- _WHAT THIS TASK INVOLVES_:
Find the line with "What seaborn and" and the line with "import pandas as pd", then repeat both of them and every line in between exactly. Omit the pictures.

- _LISTED ENTRIES_:

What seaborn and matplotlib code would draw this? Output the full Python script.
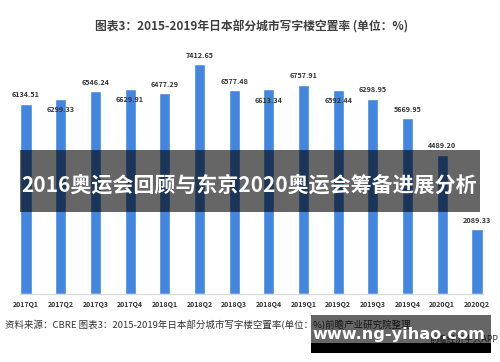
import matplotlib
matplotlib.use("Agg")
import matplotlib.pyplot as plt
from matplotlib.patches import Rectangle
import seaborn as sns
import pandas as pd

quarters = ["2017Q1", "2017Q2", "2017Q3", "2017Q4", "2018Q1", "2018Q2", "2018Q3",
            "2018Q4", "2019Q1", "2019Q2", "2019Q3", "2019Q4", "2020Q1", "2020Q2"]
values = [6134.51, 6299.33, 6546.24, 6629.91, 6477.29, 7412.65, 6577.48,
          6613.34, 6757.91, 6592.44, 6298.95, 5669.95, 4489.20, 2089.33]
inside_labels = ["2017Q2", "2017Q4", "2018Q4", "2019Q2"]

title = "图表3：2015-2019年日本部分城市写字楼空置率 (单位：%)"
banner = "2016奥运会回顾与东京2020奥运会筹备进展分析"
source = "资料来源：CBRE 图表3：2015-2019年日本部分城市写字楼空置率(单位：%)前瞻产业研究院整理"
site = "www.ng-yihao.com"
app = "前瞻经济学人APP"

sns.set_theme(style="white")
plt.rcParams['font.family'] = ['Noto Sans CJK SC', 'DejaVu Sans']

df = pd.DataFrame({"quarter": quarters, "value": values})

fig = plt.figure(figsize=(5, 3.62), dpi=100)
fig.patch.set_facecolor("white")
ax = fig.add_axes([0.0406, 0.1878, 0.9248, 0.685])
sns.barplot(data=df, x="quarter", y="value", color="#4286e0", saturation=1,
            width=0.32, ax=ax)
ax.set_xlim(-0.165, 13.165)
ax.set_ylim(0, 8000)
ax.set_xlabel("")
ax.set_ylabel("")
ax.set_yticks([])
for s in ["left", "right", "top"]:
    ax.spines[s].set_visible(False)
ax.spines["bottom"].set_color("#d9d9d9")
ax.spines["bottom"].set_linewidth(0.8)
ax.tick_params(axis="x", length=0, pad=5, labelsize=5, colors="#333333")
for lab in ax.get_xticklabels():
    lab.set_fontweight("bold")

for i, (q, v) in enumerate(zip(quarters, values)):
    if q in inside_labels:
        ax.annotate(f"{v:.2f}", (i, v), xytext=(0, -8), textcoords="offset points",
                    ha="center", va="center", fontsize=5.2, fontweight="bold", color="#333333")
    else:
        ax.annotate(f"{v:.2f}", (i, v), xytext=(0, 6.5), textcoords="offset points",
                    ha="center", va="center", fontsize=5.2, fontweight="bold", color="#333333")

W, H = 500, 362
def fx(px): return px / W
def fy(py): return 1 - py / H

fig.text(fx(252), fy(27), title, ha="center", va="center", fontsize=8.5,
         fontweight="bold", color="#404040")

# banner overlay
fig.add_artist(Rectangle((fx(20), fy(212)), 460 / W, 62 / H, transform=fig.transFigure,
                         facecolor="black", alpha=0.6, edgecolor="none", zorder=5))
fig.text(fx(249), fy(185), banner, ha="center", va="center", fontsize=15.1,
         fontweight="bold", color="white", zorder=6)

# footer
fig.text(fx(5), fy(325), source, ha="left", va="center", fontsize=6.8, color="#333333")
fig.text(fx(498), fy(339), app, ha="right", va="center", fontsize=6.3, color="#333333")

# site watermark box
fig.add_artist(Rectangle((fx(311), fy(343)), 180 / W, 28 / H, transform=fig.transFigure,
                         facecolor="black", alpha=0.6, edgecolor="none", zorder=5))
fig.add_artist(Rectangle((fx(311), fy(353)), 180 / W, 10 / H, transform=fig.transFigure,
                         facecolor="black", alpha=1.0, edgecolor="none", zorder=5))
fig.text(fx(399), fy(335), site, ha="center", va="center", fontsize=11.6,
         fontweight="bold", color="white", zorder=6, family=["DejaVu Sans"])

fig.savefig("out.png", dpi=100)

---

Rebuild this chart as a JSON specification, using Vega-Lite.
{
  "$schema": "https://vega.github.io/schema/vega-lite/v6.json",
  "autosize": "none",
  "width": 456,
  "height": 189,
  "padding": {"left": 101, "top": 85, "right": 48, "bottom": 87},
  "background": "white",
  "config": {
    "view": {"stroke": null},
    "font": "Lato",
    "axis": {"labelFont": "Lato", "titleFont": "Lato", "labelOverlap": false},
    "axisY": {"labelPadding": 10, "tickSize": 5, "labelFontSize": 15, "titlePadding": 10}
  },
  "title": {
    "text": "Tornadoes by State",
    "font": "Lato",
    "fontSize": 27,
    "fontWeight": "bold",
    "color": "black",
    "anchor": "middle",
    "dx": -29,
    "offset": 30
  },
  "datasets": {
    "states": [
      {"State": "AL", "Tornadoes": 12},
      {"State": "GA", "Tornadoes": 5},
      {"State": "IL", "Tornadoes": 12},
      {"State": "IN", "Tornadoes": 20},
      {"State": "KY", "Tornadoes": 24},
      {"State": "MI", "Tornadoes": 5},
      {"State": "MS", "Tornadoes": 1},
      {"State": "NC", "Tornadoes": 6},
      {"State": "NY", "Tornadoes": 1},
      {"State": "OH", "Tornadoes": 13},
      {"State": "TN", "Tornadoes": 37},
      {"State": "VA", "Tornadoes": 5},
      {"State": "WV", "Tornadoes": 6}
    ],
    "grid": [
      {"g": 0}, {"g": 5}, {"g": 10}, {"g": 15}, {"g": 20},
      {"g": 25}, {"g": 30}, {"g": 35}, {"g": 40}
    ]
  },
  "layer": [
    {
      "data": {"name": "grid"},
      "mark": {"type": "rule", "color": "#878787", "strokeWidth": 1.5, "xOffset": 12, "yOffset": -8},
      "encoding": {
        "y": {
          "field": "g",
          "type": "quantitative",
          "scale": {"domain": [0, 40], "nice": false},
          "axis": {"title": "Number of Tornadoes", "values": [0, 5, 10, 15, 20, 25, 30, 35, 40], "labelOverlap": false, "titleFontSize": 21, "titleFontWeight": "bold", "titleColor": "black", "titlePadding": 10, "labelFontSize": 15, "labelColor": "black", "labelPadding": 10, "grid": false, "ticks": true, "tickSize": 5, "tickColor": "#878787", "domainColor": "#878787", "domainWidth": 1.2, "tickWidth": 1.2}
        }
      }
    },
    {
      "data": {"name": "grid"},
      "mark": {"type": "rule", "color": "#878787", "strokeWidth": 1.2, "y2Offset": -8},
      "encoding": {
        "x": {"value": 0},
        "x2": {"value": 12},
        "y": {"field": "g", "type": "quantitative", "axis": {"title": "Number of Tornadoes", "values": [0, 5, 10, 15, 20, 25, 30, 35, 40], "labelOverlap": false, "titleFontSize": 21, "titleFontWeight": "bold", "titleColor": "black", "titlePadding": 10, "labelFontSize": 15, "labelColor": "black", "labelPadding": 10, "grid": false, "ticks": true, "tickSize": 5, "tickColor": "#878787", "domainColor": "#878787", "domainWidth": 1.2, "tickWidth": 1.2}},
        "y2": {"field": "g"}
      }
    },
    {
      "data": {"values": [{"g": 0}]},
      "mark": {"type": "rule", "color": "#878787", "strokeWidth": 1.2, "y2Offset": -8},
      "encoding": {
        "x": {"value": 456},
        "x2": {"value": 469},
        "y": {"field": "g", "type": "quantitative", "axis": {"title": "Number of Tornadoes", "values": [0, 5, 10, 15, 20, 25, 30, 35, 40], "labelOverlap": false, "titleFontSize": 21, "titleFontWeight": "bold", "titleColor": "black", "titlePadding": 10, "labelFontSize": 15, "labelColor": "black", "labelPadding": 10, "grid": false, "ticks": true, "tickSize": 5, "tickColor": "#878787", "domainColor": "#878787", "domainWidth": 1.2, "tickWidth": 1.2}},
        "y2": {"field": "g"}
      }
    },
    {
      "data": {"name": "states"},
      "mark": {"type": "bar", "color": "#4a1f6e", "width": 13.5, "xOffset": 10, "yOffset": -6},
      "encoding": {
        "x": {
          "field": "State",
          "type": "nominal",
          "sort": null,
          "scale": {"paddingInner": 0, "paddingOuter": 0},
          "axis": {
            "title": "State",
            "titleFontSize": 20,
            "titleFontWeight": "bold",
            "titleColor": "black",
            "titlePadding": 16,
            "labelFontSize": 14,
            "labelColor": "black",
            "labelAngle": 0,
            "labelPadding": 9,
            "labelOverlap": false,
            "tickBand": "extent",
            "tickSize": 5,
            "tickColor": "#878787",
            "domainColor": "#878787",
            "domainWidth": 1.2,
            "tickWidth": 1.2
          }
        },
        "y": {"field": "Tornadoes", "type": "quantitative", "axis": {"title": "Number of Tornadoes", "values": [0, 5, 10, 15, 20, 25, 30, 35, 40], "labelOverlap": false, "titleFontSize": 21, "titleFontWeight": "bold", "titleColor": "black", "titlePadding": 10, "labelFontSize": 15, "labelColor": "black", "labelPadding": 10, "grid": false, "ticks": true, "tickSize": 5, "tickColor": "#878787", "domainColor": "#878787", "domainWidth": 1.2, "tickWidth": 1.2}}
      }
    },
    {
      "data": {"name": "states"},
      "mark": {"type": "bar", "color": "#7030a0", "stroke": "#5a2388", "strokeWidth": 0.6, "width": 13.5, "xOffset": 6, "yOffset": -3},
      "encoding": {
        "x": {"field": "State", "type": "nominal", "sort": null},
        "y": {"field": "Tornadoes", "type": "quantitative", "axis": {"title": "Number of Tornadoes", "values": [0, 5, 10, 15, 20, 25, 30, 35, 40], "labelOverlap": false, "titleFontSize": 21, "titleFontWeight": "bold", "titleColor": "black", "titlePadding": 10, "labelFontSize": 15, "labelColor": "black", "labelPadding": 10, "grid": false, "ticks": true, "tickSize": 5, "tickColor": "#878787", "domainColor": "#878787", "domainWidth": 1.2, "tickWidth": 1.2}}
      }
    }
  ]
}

- _COMPLETED TASK_:
What seaborn and matplotlib code would draw this? Output the full Python script.
import matplotlib
matplotlib.use("Agg")
import matplotlib.pyplot as plt
from matplotlib.patches import Rectangle
import seaborn as sns
import pandas as pd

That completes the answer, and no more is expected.